I did not select the type of bristle for each brush because of how the brush looked, or based on my personal favorite material, I always selected it based on the results I was aiming for.
The ferrules sometimes are curved, sometimes they aren’t, this has an impact on the functionality, sometimes it can also be to prevent the ferrule from scratching the eyes, specially when they are used so close but in most cases, using a curved ferrule -or not- does change the way a brush will work.
I have been there to see the brushes in person, I checked the quality and the shapes and was really impressed, they were so nicely shaped and consistent.
I have talked to almost all the people involved, it felt really strange to be there, this time it wasn’t just to visit and say hello! I was a bit of a pain at times because I would not compromise on anything, but they were extremely excited by the challenge and they went above and beyond, what I have asked for, they delivered 100%.
From the start to the end, they deliver the best quality possible. They check, they re-check, they improve. The amount of time spent on each brush is higher than I thought, you can only realize this when you work with them. I am happy that I can show a few pics, and you will see more in the future, either with me or with Beautylish.
For example, I know many of you are concerned with the shedding of natural brushes. All natural brushes will shed at some point, specially at the beginning, but there is a process at the very end that ensures they will shed as little as possible. The bristles that shed are “weak” or “excess” bristles, this shedding should even be more obvious in dense brushes. The brushes are checked one by one, the unnattached bristles are removed with 3 separate processes, eventually some bristles may come off later but that’s still normal and totally acceptable.

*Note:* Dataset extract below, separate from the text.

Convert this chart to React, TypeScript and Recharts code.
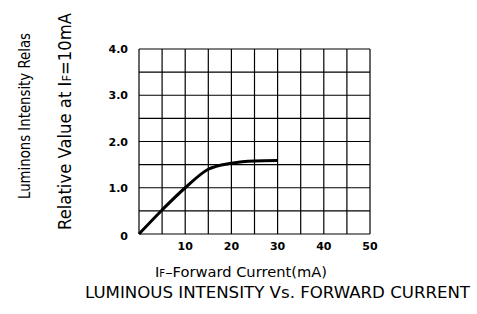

If all goes well, there will be more brushes, eye and face, I really sincerely hope that you will enjoy them so that I can keep working on them, making these brushes with the artisans and thinking of you while doing it was the best experience, you have no idea how much this means to me.
The brushes do get better with time, after some washes and some time using them, the bristles get into their final position, with an even better shape and the results should also get better. There is a learning curve with some of the brushes but I hope they are comfortable to use and that they make each application easy and special.